“VLM-based solutions in the radiologist practice – Professor Hinton’s prophecy finally arrived?”
In 2016, Geoffrey Hinton famously predicted the end of radiology. A decade later, the narrative has shifted from “replacement” to “unprecedented collaboration.” This presentation provides a strategic evaluation of that prophecy, tracking the evolution from rigid, classical pipelines to the transformative era of Vision-Language Models (VLMs). While there are specialized architectures like YOLO or DETR for object recognition (and can be aligned to medical image analysis) and MedSAM or solutions based on U-Net for automated segmentation, the current ROI is driven by multimodal reasoning. We focus on how frontier models, specifically Gemini, GPT, and the open-weights Gemma family, are bridging the gap between raw pixel data and complex diagnostic interpretation.
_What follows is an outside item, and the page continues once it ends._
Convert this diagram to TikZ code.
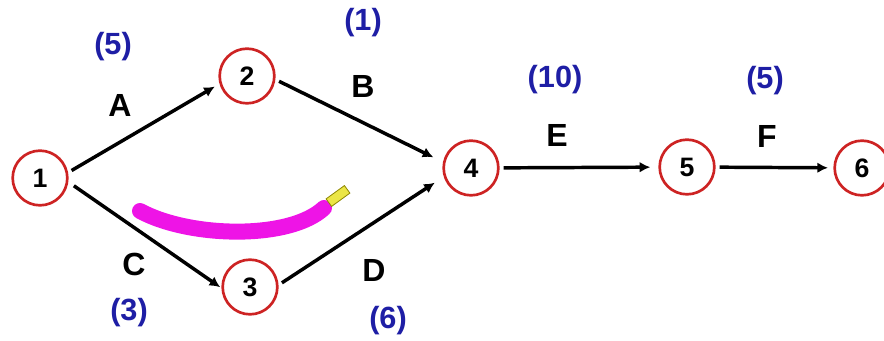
\documentclass[tikz,border=0pt]{standalone}
\usepackage{fontspec}
\setmainfont{Liberation Sans}
\usetikzlibrary{arrows.meta}
\definecolor{evred}{RGB}{205,35,35}
\definecolor{durblue}{RGB}{30,30,165}
\definecolor{marker}{RGB}{238,20,230}
\definecolor{pentip}{RGB}{235,230,70}
\tikzset{
  event/.style={circle, draw=evred, line width=2pt, minimum size=41pt, inner sep=0pt,
                font=\fontsize{20}{22}\selectfont\bfseries},
  act/.style={line width=2.6pt, -{Latex[length=8pt,width=8pt]}, shorten <=3pt, shorten >=4pt},
  actname/.style={font=\fontsize{24}{26}\selectfont\bfseries},
  dur/.style={text=durblue, font=\fontsize{23}{26}\selectfont\bfseries}
}
\begin{document}
\begin{tikzpicture}[x=0.75pt, y=-0.75pt]
    \useasboundingbox (0, 0) rectangle (884, 341);
    % events
    \node [event] (n1) at (40, 178)  {1};
    \node [event] (n2) at (247, 76)  {2};
    \node [event] (n3) at (250, 287) {3};
    \node [event] (n4) at (471, 168) {4};
    \node [event] (n5) at (687, 167) {5};
    \node [event] (n6) at (862, 168) {6};
    % A
    \draw [act]                     (n1.11)  -- (n2.196);
    \node [actname] (lA) at (120, 105) {A};
    \node [dur]     (dA) at (113, 47)  {(5)};
    % B
    \draw [act, shorten >=8pt]      (n2.353) -- (n4.168);
    \node [actname] (lB) at (363, 86)  {B};
    \node [dur]     (dB) at (363, 23)  {(1)};
    % C
    \draw [act, shorten <=5pt, shorten >=1pt] (n1.352) -- (n3.182);
    \node [actname] (lC) at (134, 264) {C};
    \node [dur]     (dC) at (129, 313) {(3)};
    % D
    \draw [act, shorten >=8pt]      (n3.4)   -- (n4.198);
    \node [actname] (lD) at (374, 270) {D};
    \node [dur]     (dD) at (388, 321) {(6)};
    % E
    \draw [act, shorten >=6pt]      (n4)     -- (n5);
    \node [actname] (lE) at (557, 135) {E};
    \node [dur]     (dE) at (555, 80)  {(10)};
    % F
    \draw [act]                     (n5)     -- (n6);
    \node [actname] (lF) at (767, 136) {F};
    \node [dur]     (dF) at (765, 81)  {(5)};
    % marker stroke
    \draw [marker, line width=12pt, line cap=round]
          (140, 211) .. controls (190, 238) and (290, 240) .. (324, 208);
    \node [rectangle, rotate=36, fill=pentip, draw=olive, line width=0.6pt,
           minimum width=17pt, minimum height=7pt, inner sep=0pt] (pen) at (338, 196) {};
\end{tikzpicture}
\end{document}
By synthesizing high-performance vision with language-based logic, we offer a data-driven assessment of the modern clinical landscape – is the business case for replacing radiologists still viable, or has AI matured into the ultimate diagnostic co-pilot?
Bio
Maciej Szymkowski is a Ph.D. in the field of Computer Science. From April 2025, he is working with Future Processing as a Senior Machine Learning Engineer. He is also with Bialystok University of Technology, Faculty of Computer Science (from 2018). He was previously with Warsaw University of Technology (Faculty of Electronics and Information Technology, 2021-2022) and AGH in Cracow (Faculty of Physics and Applied Computer Science, 2021-2022). He gained his experiences also as a researcher and software engineer in diversified projects and companies (e.g., SoftServe, Symmetra, Transition Technologies, Hemolens Diagnostics). He was also with Łukasiewicz Research Network – Poznan Institute of Technology (2022-2024) where he was a Head of AI Development section. Maciej is an author or co-author of more than 45 research papers published in JCR journals, as chapters in the books or in international conference proceedings. His main research area is Computer Vision – especially in the field of medicine and transport. He is interested in explainable AI, Vision-Language Models (VLMs), Large Language Models (LLMs) and machine learning algorithms. In his free time, he loves to extend his knowledge, take a long walk, read a book or watch soccer, basketball or hockey. He is a fan of Legia Warsaw, Real Madrid, Bayern Munchen (soccer), New York Knicks (basketball) and Pittsburgh Penguins (hockey).